I worked as a admin assistant until 1 month ago, heavy computer, mouse with right hand. The problem seems to be progressing even tho I am now on computer less than 1 hour/day. Several times each week I awake in the night with right arm tingling, often past tingling and nearly numb but deep ache. Often I am unable to shake it off and can't find a position in which to sleep, arm continues to tingle regardless of position. I end up out of bed for the rest of the night, sometimes hunching over with chest sort of caved in helps, sometimes not.
Often the tingling will start when holding a newspaper to read. An hour of working the garden results in deep aching for a couple of days. There is a specific sore spot on both shoulders but more pronounced on right, it is at the top of the shoulder, sort of the "corner", just at the end, about the size of a quarter, also sometimes there is a "line" of soreoness from wrist up the inside of the arm up the entire length. Also the hand is stiffening, not as limber as the left, thos the left also seems to be stiffening somewhat.

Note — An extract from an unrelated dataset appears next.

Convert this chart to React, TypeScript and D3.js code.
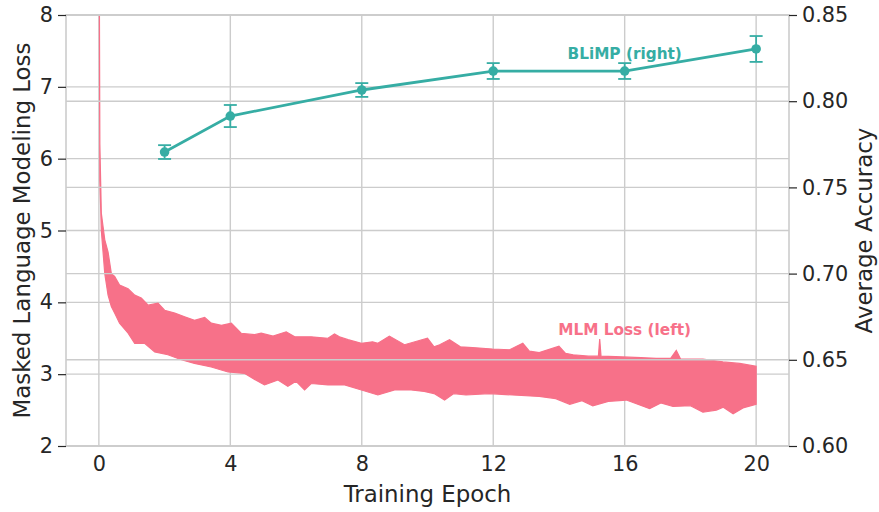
import { useEffect, useRef } from "react"
import * as d3 from "d3"

// ticks
const epochTicks = [0, 4, 8, 12, 16, 20]
const lossTicks = [2, 3, 4, 5, 6, 7, 8]
const accTicks = [0.6, 0.65, 0.7, 0.75, 0.8, 0.85]

// BLiMP average accuracy (right axis)
const blimpEpoch = [2, 4, 8, 12, 16, 20]
const blimpAcc = [0.7705, 0.7914, 0.8065, 0.8175, 0.8175, 0.8303]
const blimpErr = [0.004, 0.0064, 0.004, 0.0046, 0.0046, 0.0075]

// MLM loss (left axis), read as the upper / lower envelope of the noisy curve
const upperEpoch = [0, 0.03, 0.075, 0.18, 0.28, 0.38, 0.48, 0.63, 0.89, 1.09, 1.29, 1.5, 1.8, 2.0, 2.31, 2.61, 2.91, 3.22, 3.42, 3.73, 4.03, 4.33, 4.74, 4.94, 5.3, 5.7, 5.96, 6.46, 6.97, 7.17, 7.32, 7.58, 7.99, 8.33, 8.49, 8.84, 9.3, 10.0, 10.2, 10.37, 10.67, 11.0, 11.37, 11.98, 12.5, 12.9, 13.1, 13.4, 14.0, 14.2, 14.43, 14.9, 15.2, 15.24, 15.28, 15.94, 16.5, 16.96, 17.4, 17.57, 17.7, 18.38, 18.99, 19.5, 20.0]
const upperLoss = [10.5, 6.2, 5.24, 4.87, 4.7, 4.4, 4.36, 4.24, 4.19, 4.1, 4.06, 3.96, 3.99, 3.89, 3.85, 3.8, 3.75, 3.79, 3.71, 3.68, 3.71, 3.57, 3.55, 3.57, 3.53, 3.59, 3.52, 3.52, 3.5, 3.56, 3.52, 3.48, 3.43, 3.45, 3.43, 3.53, 3.41, 3.5, 3.38, 3.41, 3.48, 3.38, 3.37, 3.35, 3.34, 3.43, 3.32, 3.3, 3.39, 3.29, 3.27, 3.25, 3.25, 3.49, 3.25, 3.24, 3.23, 3.22, 3.22, 3.33, 3.21, 3.21, 3.17, 3.15, 3.11]
const lowerEpoch = [0, 0.03, 0.075, 0.18, 0.28, 0.38, 0.48, 0.63, 0.89, 1.09, 1.39, 1.7, 2.1, 2.51, 2.91, 3.42, 3.93, 4.44, 4.84, 5.04, 5.45, 5.75, 6.0, 6.26, 6.46, 6.97, 7.48, 7.99, 8.49, 9.0, 9.5, 9.9, 10.2, 10.52, 10.8, 11.17, 11.88, 12.59, 13.4, 13.9, 14.33, 14.7, 15.03, 15.5, 16.05, 16.76, 17.1, 17.47, 18.0, 18.38, 18.79, 19.0, 19.3, 19.6, 20.0]
const lowerLoss = [10.5, 5.7, 5.0, 4.4, 4.1, 3.94, 3.85, 3.71, 3.57, 3.43, 3.43, 3.31, 3.27, 3.2, 3.15, 3.1, 3.03, 3.01, 2.9, 2.85, 2.92, 2.83, 2.9, 2.78, 2.87, 2.85, 2.85, 2.78, 2.71, 2.78, 2.78, 2.76, 2.73, 2.64, 2.73, 2.71, 2.73, 2.71, 2.69, 2.66, 2.58, 2.63, 2.56, 2.62, 2.64, 2.52, 2.6, 2.55, 2.56, 2.47, 2.5, 2.54, 2.45, 2.53, 2.58]

const PINK = "#f77189"
const TEAL = "#36ada4"
const GRID = "#cccccc"
const INK = "#262626"
const FONT = "DejaVu Sans, sans-serif"

export default function App() {
    const ref = useRef<SVGSVGElement>(null)

    useEffect(() => {
        const width = 879, height = 512
        const left = 66, right = 789, top = 15, bottom = 446

        const svg = d3.select(ref.current)
        svg.selectAll("*").remove()
        svg.attr("width", width).attr("height", height)
            .style("font-family", FONT)

        const x = d3.scaleLinear().domain([-1, 21]).range([left, right])
        const yL = d3.scaleLinear().domain([2, 8]).range([bottom, top])
        const yR = d3.scaleLinear().domain([0.6, 0.85]).range([bottom, top])

        svg.append("defs").append("clipPath").attr("id", "plotClip")
            .append("rect")
            .attr("x", left).attr("y", top)
            .attr("width", right - left).attr("height", bottom - top)

        // left axis grid
        const grid = svg.append("g")
        grid.selectAll(".vgrid")
            .data(epochTicks)
            .join("line")
            .attr("x1", (d) => x(d)).attr("x2", (d) => x(d))
            .attr("y1", top).attr("y2", bottom)
            .attr("stroke", GRID).attr("stroke-width", 1.4)
        grid.selectAll(".hgrid")
            .data(lossTicks)
            .join("line")
            .attr("x1", left).attr("x2", right)
            .attr("y1", (d) => yL(d)).attr("y2", (d) => yL(d))
            .attr("stroke", GRID).attr("stroke-width", 1.4)

        // MLM loss band: upper edge forward, lower edge back
        const bandPts: [number, number][] = [
            ...upperEpoch.map((e, i) => [e, upperLoss[i]] as [number, number]),
            ...lowerEpoch.map((e, i) => [e, lowerLoss[i]] as [number, number]).reverse(),
        ]
        const band = d3.line<[number, number]>()
            .x((d) => x(d[0]))
            .y((d) => yL(d[1]))

        svg.append("g")
            .attr("clip-path", "url(#plotClip)")
            .append("path")
            .datum(bandPts)
            .attr("d", (d) => band(d) + "Z")
            .attr("fill", PINK)
            .attr("stroke", PINK)
            .attr("stroke-width", 1.2)
            .attr("stroke-linejoin", "miter")

        // right axis grid on top of the left axes content
        svg.append("g").selectAll("line")
            .data(accTicks)
            .join("line")
            .attr("x1", left).attr("x2", right)
            .attr("y1", (d) => yR(d)).attr("y2", (d) => yR(d))
            .attr("stroke", GRID).attr("stroke-width", 1.4)

        // spines
        svg.append("rect")
            .attr("x", left).attr("y", top)
            .attr("width", right - left).attr("height", bottom - top)
            .attr("fill", "none")
            .attr("stroke", GRID).attr("stroke-width", 1.6)

        // BLiMP line with error bars
        const blimp = svg.append("g")
        const line = d3.line<number>()
            .x((i) => x(blimpEpoch[i]))
            .y((i) => yR(blimpAcc[i]))

        blimp.append("path")
            .datum(d3.range(blimpEpoch.length))
            .attr("d", line)
            .attr("fill", "none")
            .attr("stroke", TEAL)
            .attr("stroke-width", 2.8)

        const bars = blimp.selectAll(".err")
            .data(d3.range(blimpEpoch.length))
            .join("g")
            .attr("stroke", TEAL)
            .attr("stroke-width", 1.8)

        bars.append("line")
            .attr("x1", (i) => x(blimpEpoch[i])).attr("x2", (i) => x(blimpEpoch[i]))
            .attr("y1", (i) => yR(blimpAcc[i] - blimpErr[i]))
            .attr("y2", (i) => yR(blimpAcc[i] + blimpErr[i]))
        bars.append("line")
            .attr("x1", (i) => x(blimpEpoch[i]) - 6.5).attr("x2", (i) => x(blimpEpoch[i]) + 6.5)
            .attr("y1", (i) => yR(blimpAcc[i] - blimpErr[i]))
            .attr("y2", (i) => yR(blimpAcc[i] - blimpErr[i]))
        bars.append("line")
            .attr("x1", (i) => x(blimpEpoch[i]) - 6.5).attr("x2", (i) => x(blimpEpoch[i]) + 6.5)
            .attr("y1", (i) => yR(blimpAcc[i] + blimpErr[i]))
            .attr("y2", (i) => yR(blimpAcc[i] + blimpErr[i]))

        blimp.selectAll("circle")
            .data(d3.range(blimpEpoch.length))
            .join("circle")
            .attr("cx", (i) => x(blimpEpoch[i]))
            .attr("cy", (i) => yR(blimpAcc[i]))
            .attr("r", 4.8)
            .attr("fill", TEAL)

        // annotations
        svg.append("text")
            .attr("x", x(16)).attr("y", yR(0.8245))
            .attr("text-anchor", "middle")
            .attr("font-weight", "bold")
            .attr("font-size", 15.3)
            .attr("fill", TEAL)
            .text("BLiMP (right)")

        svg.append("text")
            .attr("x", x(16)).attr("y", yL(3.545))
            .attr("text-anchor", "middle")
            .attr("font-weight", "bold")
            .attr("font-size", 15.3)
            .attr("fill", PINK)
            .text("MLM Loss (left)")

        // axes
        const styleAxis = (g) => {
            g.select(".domain").remove()
            g.selectAll(".tick line").attr("stroke", INK).attr("stroke-width", 1.2)
            g.selectAll(".tick text").attr("fill", INK).style("font-size", "20.8px").style("font-family", FONT)
        }

        svg.append("g")
            .attr("transform", `translate(${left}, 0)`)
            .call(d3.axisLeft(yL).tickValues(lossTicks).tickSize(8).tickPadding(5).tickFormat(d3.format("d")))
            .call(styleAxis)

        svg.append("g")
            .attr("transform", `translate(${right}, 0)`)
            .call(d3.axisRight(yR).tickValues(accTicks).tickSize(8).tickPadding(5).tickFormat(d3.format(".2f")))
            .call(styleAxis)

        svg.append("g")
            .attr("transform", `translate(0, ${bottom})`)
            .call(d3.axisBottom(x).tickValues(epochTicks).tickSize(0).tickPadding(10).tickFormat(d3.format("d")))
            .call(styleAxis)

        // axis labels
        svg.append("text")
            .attr("x", (left + right) / 2).attr("y", 502)
            .attr("text-anchor", "middle")
            .attr("font-size", 22.9)
            .attr("fill", INK)
            .text("Training Epoch")

        svg.append("text")
            .attr("transform", `translate(30, ${(top + bottom) / 2}) rotate(-90)`)
            .attr("text-anchor", "middle")
            .attr("font-size", 22.9)
            .attr("fill", INK)
            .text("Masked Language Modeling Loss")

        svg.append("text")
            .attr("transform", `translate(872, ${(top + bottom) / 2}) rotate(-90)`)
            .attr("text-anchor", "middle")
            .attr("font-size", 22.9)
            .attr("fill", INK)
            .text("Average Accuracy")
    }, [])

    return (
        <svg ref={ref} style={{ position: "absolute", left: 0, top: 0, background: "white" }}></svg>
    )
}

I don't seem to be loosing strength, but am loosing ability to do normal activities.
I am female, age 50.
What sort of medical expert should I seek?
thanks for your assistance.
The symptoms you describe are compatable with either "writer's cramp" dystonia or, more likely, are due to carpal tunnel syndrome or an analogous condition where one of the nerves in your wrist or arm is being entrapped dur to repeated movement and irritation caused by repetitive mouse-clicking. Another posibility is a pinched or inflammed nerve in the cervical spine (neck). Nocturnal pain is a very common symptom of early carpal tunnel syndrome. The good news is that if there has not been any weakness or wsting away of hand muscles, that it is likely at an early stage and more easily treatable. Treatments for carpal tunnel syndrome include pyridoxine (vitamin B6) tablets (although beware--- taking too MUCH of it can also cause carapal tunnel syndrome ironically!!), wrist splints at night to keep you from curling up your wrists at night as most people do, which further compresses and irritates the entrapped nerve, and surgery to release the entrapped nerve. It (and other conditions that imitate its symptoms) is diagnosed by a test called an EMG, which consists of multiple electric shocks and pokes with a needle electrode, all designed to analyze how well the nerves in the arm are conducting electricity, although some patients still insist that it is really a glorified accupuncture-torture session!!! Most people (especially women) tolerate the test just fine, although few volunteer to have it done again. I would definitely suggest you see a neurologist ASAP, especially if the symptoms are preventing you from working and doing things at home you need or want to do. Any competent neurologist should be able to diagnose this common problem and distinguish it from other problems that may imitate it. If you are near the Cleveland area and would like to be evaluated at the Cleveland Clinic, our number is 1-800-223-2273/extension 45559, although for such a case I could not honestly encourage you to make a special trip. Please remember that the information we provide on the forum is intended for general medical informational purposes only and that the actual diagnosis and treatment of your specific medical condition should be strictly in conjunction with your treating physician(s). We hope you find the information helpful.